Saturday, March 20, 2004
As Nikki and I are en route to the ice machine, I see Fisherman, an older gentleman, which I had spoken to earlier in the day. Because the weather has now turned a little chilly and it rains a cold rain, Fisherman says that we will talk when I return from the ice machine. I smile and agree as Nikki and I continue on our quest for ice.
While Nikki hobbles and I trudge back up the steps, I look up and notice Fisherman smoking his cigar at the top of the steps. We begin briefly chatting back and forth about his day, his fishing experiences and the NCAA tournament on television tonight. He asks me about our experiences so far in the great town of Padua and I say that it’s been great so far, even if we have not done a lot. He jokingly replies that there is not much to do! I laugh and we continue our chat.

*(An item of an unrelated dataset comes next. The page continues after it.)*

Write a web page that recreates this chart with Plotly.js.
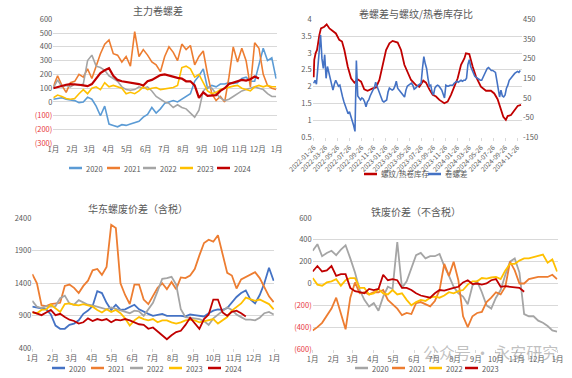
<!DOCTYPE html>
<html><head><meta charset="utf-8">
<script src="https://cdn.plot.ly/plotly-3.0.1.min.js"></script>
<style>html,body{margin:0;padding:0;background:#fff}#chart{width:572px;height:378px}</style>
</head><body><div id="chart"></div>
<script>
// ---------- shared month axis (seasonal charts) ----------
const MONTH_DAYS = [0,31,59,90,120,151,181,212,243,273,304,334,365];
const MONTH_LABELS = ['1月','2月','3月','4月','5月','6月','7月','8月','9月','10月','11月','12月','1月'];

// ---------- chart 1: 主力卷螺差 (weekly values) ----------
const c1_2020 = [20,25,30,20,15, 10,-5,0,35, 20,-30,-100,-30, -160,-170,-180,-165,-170, -160,-150,-140,-110, -90,-40,-80,-50, -10,0,10,0,20, 40,60,150,190, 240,100,120,110, 130,130,140,135,140, 170,180,150,150, 280,390,300,320,170];
const c1_2021 = [110,190,120,70,140, 150,200,180,240, 170,260,350,420, 450,350,340,290,330, 260,510,330,380, 340,290,270,220, 330,400,360,300,420, 380,410,270,330, 370,200,60,10, 40,0,180,400,290, 390,300,110,430, 390,200,120,100,90];
const c1_2022 = [100,160,110,120,110, 130,120,130,300, 340,260,250,230, 190,170,150,110,90, 85,90,110,100, 110,80,40,20, 0,-10,-40,-20,-40, -50,-80,-110,-60, 80,110,100,60, 30,10,20,40,60, 80,90,100,110, 100,90,60,40,40];
const c1_2023 = [30,50,40,25,20, 25,60,90,60, 100,110,90,140, 110,120,110,100,60, 70,60,80,110, 90,100,105,90, 95,100,105,120,250, 260,240,180,200, 140,80,60,70, 90,100,110,115,120, 100,90,80,110, 120,110,120,110,110];
const c1_2024 = [100,110,120,125,130, 130,125,120,115, 130,170,210,230, 245,190,160,150,145, 140,140,130,120, 150,160,175,195, 200,190,185,175,170, 150,150,120,30, 70,45,50,50, 80,100,130,140,150, 160,155,165,185,170];

// ---------- chart 2: 卷螺差与螺纹/热卷库存比 ----------
const c2_ratioDates = ['2022-01-26','2022-01-29','2022-02-05','2022-02-12','2022-02-24','2022-03-04','2022-03-21','2022-04-02','2022-04-16','2022-05-03','2022-05-19','2022-06-05','2022-06-19','2022-07-01','2022-07-18','2022-08-04','2022-08-21','2022-09-07','2022-09-24','2022-10-10','2022-10-27','2022-11-22','2022-12-09','2022-12-26','2023-01-12','2023-01-29','2023-02-15','2023-03-03','2023-03-29','2023-04-15','2023-05-02','2023-05-19','2023-06-05','2023-06-30','2023-07-17','2023-08-06','2023-08-20','2023-09-06','2023-09-23','2023-10-10','2023-10-27','2023-11-21','2023-12-08','2023-12-25','2024-01-11','2024-01-28','2024-02-14','2024-03-02','2024-03-10','2024-03-27','2024-04-13','2024-04-30','2024-05-25','2024-06-20','2024-07-15','2024-08-01','2024-08-18','2024-09-04','2024-09-16','2024-09-29','2024-10-08','2024-10-25','2024-11-11','2024-11-28','2024-12-15'];
const c2_ratio = [2.28,2.8,3.0,3.09,3.54,3.73,3.78,3.85,3.73,3.65,3.58,3.39,3.34,3.09,2.6,2.25,2.12,2.22,2.15,1.92,1.88,1.95,1.98,2.2,2.6,3.09,3.29,3.36,3.31,3.09,2.65,2.4,2.2,2.05,2.0,2.18,2.12,1.92,1.76,1.71,1.61,1.51,1.56,1.76,1.98,2.25,2.65,2.84,2.99,2.97,2.6,2.3,2.0,1.88,1.88,1.8,1.63,1.31,1.11,1.02,1.13,1.16,1.31,1.43,1.46];
const c2_spreadStart = '2022-01-26';
const c2_spread = [125,140,120,200,300,370,250,200,270,150,
  210,180,165,120,90,120,140,125,110,115,
  80,55,30,10,-10,-30,-20,-40,-70,-90,
  -120,240,60,50,40,50,45,30,5,30,
  40,60,80,90,100,130,110,90,75,60,
  35,30,35,40,80,100,95,90,95,110,
  135,100,90,80,75,60,55,90,110,115,
  120,125,115,95,100,110,115,120,125,200,
  260,225,200,150,110,115,80,65,100,110,
  115,110,100,90,70,50,115,110,110,115,
  115,115,125,130,135,130,135,140,135,140,
  140,150,220,245,210,190,170,160,155,150,
  145,140,140,155,175,185,200,205,195,190,
  190,185,180,140,90,55,90,60,55,65,
  100,115,140,150,160,170,175,180,185,180,
  190];
const c2_tickDates = ['2022-01-26','2022-03-26','2022-05-26','2022-07-26','2022-09-26','2022-11-26','2023-01-26','2023-03-26','2023-05-26','2023-07-26','2023-09-26','2023-11-26','2024-01-26','2024-03-26','2024-05-26','2024-07-26','2024-09-26','2024-11-26'];

// ---------- chart 3: 华东螺废价差（含税） ----------
const c3_2020 = [1040,1030,1010,1000,920, 750,700,700,760, 780,830,930,980, 1050,1280,1250,1100,990, 1070,990,1000,1030, 1070,1000,960,930, 900,920,930,900,900, 910,900,890,920, 910,900,890,940, 980,1000,990,1020,1100, 1190,1250,1290,1150, 1090,1220,1400,1640,1440];
const c3_2021 = [1540,1400,1060,1050,1080, 1090,1100,1360,1380, 1330,1250,1360,1440, 1600,1620,1530,1650,2300, 2250,1400,1220,1080, 1380,1380,1150,1080, 1210,1330,1400,1310,1420, 1310,1490,1480,1520, 1620,1830,2020,2070, 2040,2140,1850,1560,1520, 1320,1460,1500,1530, 1570,1480,1340,1200,1110];
const c3_2022 = [1130,1040,1020,1050,1040, 1050,1170,1210,1090, 1070,1140,1100,1070, 1060,1040,1020,1000,1030, 1010,990,960,940, 980,970,900,1000, 1100,1280,1470,1480,1500, 1380,1000,880,870, 860,850,820,760, 860,920,980,1030,990, 920,880,840,840, 830,870,940,960,920];
const c3_2023 = [950,940,990,1000,1070, 1020,960,1080,1090, 1070,1060,1080,1060, 1040,990,950,1000,960, 990,940,860,750, 830,880,850,830, 850,800,830,830,800, 780,800,830,840, 830,800,820,830, 850,780,830,880,980, 1030,1090,1180,1150, 1130,1150,1110,1080,1000];
const c3_2024 = [960,930,910,950,990, 910,930,880,840, 820,780,800,860, 820,850,830,850,800, 840,830,850,830, 800,770,760,700, 720,660,600,540,600, 650,670,760,870, 790,700,850,920, 1150,1150,950,900,960, 980,940,890];

// ---------- chart 4: 铁废价差（不含税） ----------
const c4_2020 = [300,360,250,280,300, 260,310,350,230, 100,-60,-150,-210, -180,-250,-120,-30,-50, 380,-40,20,150, 260,280,230,250, 250,270,160,70,-30, -90,-120,-190,-20, 20,-80,-200,-230, -130,-60,80,200,230, 100,-280,-300,-300, -340,-360,-390,-430,-440];
const c4_2021 = [-430,-400,-360,-290,-230, -130,-280,-420,-130, 10,-90,-80,-100, -80,-80,-60,-150,-190, -230,-290,-270,-280, -180,-170,-190,-210, -160,-60,180,70,200, 30,-300,-400,-300, -270,-260,-170,-130, -80,-100,-30,200,120, 0,0,40,50, 60,60,60,80,40];
const c4_2022 = [50,-10,-20,10,20, 40,-20,30,50, 50,-40,-40,-100, -90,-50,-90,-100,-60, -100,-90,-150,-200, -170,-150,-160,-130, -120,-130,-110,-80,-90, -70,-60,-10,20, 20,50,45,55, 60,40,120,180,180, 210,230,230,240, 250,265,190,220,110];
const c4_2023 = [110,160,110,120,160, 70,85,85,-40, -70,-80,-90,-50, -60,-50,80,30,40, 30,-40,-40,-60, -90,-110,-120,-130, -90,-60,-65,-50,-40, -30,10,30,-5, 0,-10,0,30, 40,-30,-25,-30,-40, -40,-75];

// ---------- helpers ----------
const W = 572, H = 378;
const px = v => v / W;
const py = v => 1 - v / H;
const weekX = arr => arr.map((_, i) => i * 7);
const NEG = '#e8383d';
const negLabel = v => v < 0 ? `<span style="color:${NEG}">(${-v})</span>` : String(v);
const range = (a, b, s) => { const r = []; for (let v = a; v <= b + 1e-9; v += s) r.push(+v.toFixed(2)); return r; };
const FONT = 'Noto Sans CJK SC, Noto Sans, sans-serif';
const TICKF = {family: FONT, size: 7.5, color: '#595959'};
const GRID = '#d9d9d9';

const colors = {blue1:'#5b9bd5', blue:'#4472c4', orange:'#ed7d31', gray:'#a5a5a5', yellow:'#ffc000', red:'#c00000'};

function line(x, y, name, color, xa, ya, width) {
  return {type:'scatter', mode:'lines', x, y, name, xaxis:xa, yaxis:ya, showlegend:false,
    line:{color, width: width || 1.6}, hoverinfo:'skip'};
}

const traces = [
  line(weekX(c1_2020), c1_2020, '2020', colors.blue1, 'x', 'y'),
  line(weekX(c1_2021), c1_2021, '2021', colors.orange, 'x', 'y'),
  line(weekX(c1_2022), c1_2022, '2022', colors.gray, 'x', 'y'),
  line(weekX(c1_2023), c1_2023, '2023', colors.yellow, 'x', 'y'),
  line(weekX(c1_2024), c1_2024, '2024', colors.red, 'x', 'y', 2.2),

  line(c2_ratioDates, c2_ratio, '螺纹/热卷库存', colors.red, 'x2', 'y2', 1.8),
  line(c2_spread.map((_, i) => { const d = new Date(c2_spreadStart + 'T00:00:00Z'); d.setUTCDate(d.getUTCDate() + 7 * i); return d.toISOString().slice(0, 10); }),
       c2_spread, '卷螺差', colors.blue, 'x2', 'y3', 1.6),

  line(weekX(c3_2020), c3_2020, '2020', colors.blue, 'x3', 'y4', 1.8),
  line(weekX(c3_2021), c3_2021, '2021', colors.orange, 'x3', 'y4', 1.8),
  line(weekX(c3_2022), c3_2022, '2022', colors.gray, 'x3', 'y4', 1.8),
  line(weekX(c3_2023), c3_2023, '2023', colors.yellow, 'x3', 'y4', 1.8),
  line(weekX(c3_2024), c3_2024, '2024', colors.red, 'x3', 'y4', 1.8),

  line(weekX(c4_2020), c4_2020, '2020', colors.gray, 'x4', 'y5', 1.8),
  line(weekX(c4_2021), c4_2021, '2021', colors.orange, 'x4', 'y5', 1.8),
  line(weekX(c4_2022), c4_2022, '2022', colors.yellow, 'x4', 'y5', 1.8),
  line(weekX(c4_2023), c4_2023, '2023', colors.red, 'x4', 'y5', 1.8),
];

const monthAxis = (domain, anchor, ticks) => ({
  domain, anchor, range:[0,365], tickmode:'array', tickvals:MONTH_DAYS, ticktext:MONTH_LABELS,
  tickangle:0, showgrid:false, zeroline:false, showline:false, tickfont:TICKF,
  ticks: ticks ? 'outside' : '', ticklen:3, tickcolor:GRID, fixedrange:true
});
const valAxis = (domain, anchor, lo, hi, step, neg) => {
  const tv = range(lo, hi, step);
  return {domain, anchor, range:[lo, hi], tickmode:'array', tickvals:tv,
    ticktext: tv.map(v => neg ? negLabel(v) : String(v)),
    showgrid:true, gridcolor:GRID, gridwidth:1, zeroline:false, showline:false,
    tickfont:TICKF, ticks:'', fixedrange:true};
};
const title = (text, x, y) => ({text, x:px(x), y:py(y), xref:'paper', yref:'paper', showarrow:false,
  xanchor:'center', yanchor:'middle', font:{family:FONT, size:10, color:'#595959'}});

// ---------- hand-placed legends (Excel style: short line + label) ----------
const legends = [
  {y:168, items:[[69,'2020',colors.blue1],[107,'2021',colors.orange],[143,'2022',colors.gray],[180,'2023',colors.yellow],[217,'2024',colors.red]]},
  {y:174, items:[[364,'螺纹/热卷库存',colors.red],[428,'卷螺差',colors.blue]]},
  {y:368, items:[[52,'2020',colors.blue],[91,'2021',colors.orange],[130,'2022',colors.gray],[169,'2023',colors.yellow],[208,'2024',colors.red]]},
  {y:368, items:[[355,'2020',colors.gray],[392,'2021',colors.orange],[429,'2022',colors.yellow],[465,'2023',colors.red]]},
];
const shapes = [], legendTexts = [];
legends.forEach(g => g.items.forEach(([x0, label, col]) => {
  shapes.push({type:'line', xref:'paper', yref:'paper', x0:px(x0), x1:px(x0 + 13), y0:py(g.y), y1:py(g.y),
    line:{color:col, width:2.5}});
  legendTexts.push({text:label, x:px(x0 + 15), y:py(g.y), xref:'paper', yref:'paper', showarrow:false,
    xanchor:'left', yanchor:'middle', font:{family:FONT, size:7.5, color:'#595959'}});
}));

const layout = {
  width:W, height:H, margin:{l:0, r:0, t:0, b:0},
  paper_bgcolor:'#fff', plot_bgcolor:'rgba(0,0,0,0)',
  font:{family:FONT},
  showlegend:false,
  xaxis: monthAxis([px(53.3), px(276.7)], 'y', false),
  yaxis: valAxis([py(143.3), py(19.3)], 'x', -300, 600, 100, true),

  xaxis2: {domain:[px(312.7), px(522)], anchor:'y2', type:'date', range:['2022-01-21','2024-12-20'],
    tickmode:'array', tickvals:c2_tickDates, ticktext:c2_tickDates, tickangle:-45,
    tickfont:{family:FONT, size:6.6, color:'#595959'}, showgrid:false, zeroline:false,
    ticks:'outside', ticklen:3, tickcolor:GRID, showline:false, fixedrange:true},
  yaxis2: Object.assign(valAxis([py(137.3), py(19.3)], 'x2', 0.5, 4, 0.5, false),
    {ticktext:['0.5','1','1.5','2','2.5','3','3.5','4']}),
  yaxis3: {overlaying:'y2', side:'right', anchor:'x2', range:[-150,450], tickmode:'array',
    tickvals:range(-150,450,100), ticktext:range(-150,450,100).map(String),
    showgrid:false, zeroline:false, showline:false, tickfont:TICKF, fixedrange:true},

  xaxis3: monthAxis([px(32.3), px(274.3)], 'y4', true),
  yaxis4: valAxis([py(348.3), py(218.3)], 'x3', 400, 2400, 500, false),

  xaxis4: monthAxis([px(312.7), px(557.7)], 'y5', true),
  yaxis5: valAxis([py(349), py(218)], 'x4', -600, 600, 200, true),

  shapes,
  annotations: [
    title('主力卷螺差', 158, 10),
    title('卷螺差与螺纹/热卷库存比', 416, 13),
    title('华东螺废价差（含税）', 138, 208),
    title('铁废价差（不含税）', 416, 211),
    ...legendTexts,
    {text:'公众号 · 永安研究', x:px(490), y:py(352), xref:'paper', yref:'paper', showarrow:false,
     xanchor:'center', yanchor:'middle', font:{family:FONT, size:16, color:'rgba(130,130,130,0.5)'}}
  ]
};

Plotly.newPlot('chart', traces, layout, {displayModeBar:false, staticPlot:true});
</script></body></html>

When I tell him that we are communication majors, not mathematics majors, he is surprised. We begin chatting about our mathematical backgrounds and he expresses firm belief that math is important, but not something that he is fond of. He enlightens me as to his educational background. It is an almost sad but rather common story. Fisherman grew up in a small town, Logan, WV and then later transferred schools during his high school years to a larger, more developed school in the state’s capitol (Charleston).
Fisherman remarks that while he was in elementary school and junior high school he did not receive a very good math education in Logan and that when he transferred to the Charleston he was behind the students there. His math teacher did not enable a desire within him to study math. The teacher didn’t seem to work well with his needs nor did Fisherman do well when he tried to catch up on his own.
His beliefs on math education seem to stem from his past where his math teachers did not provide a great background for him. He is intelligent and has a good job as a supervisor at coal mine. Fisherman believes that math is important in his life. He thoroughly loves Padua and will undoubtedly continue his trek in and out Padua till his dying days.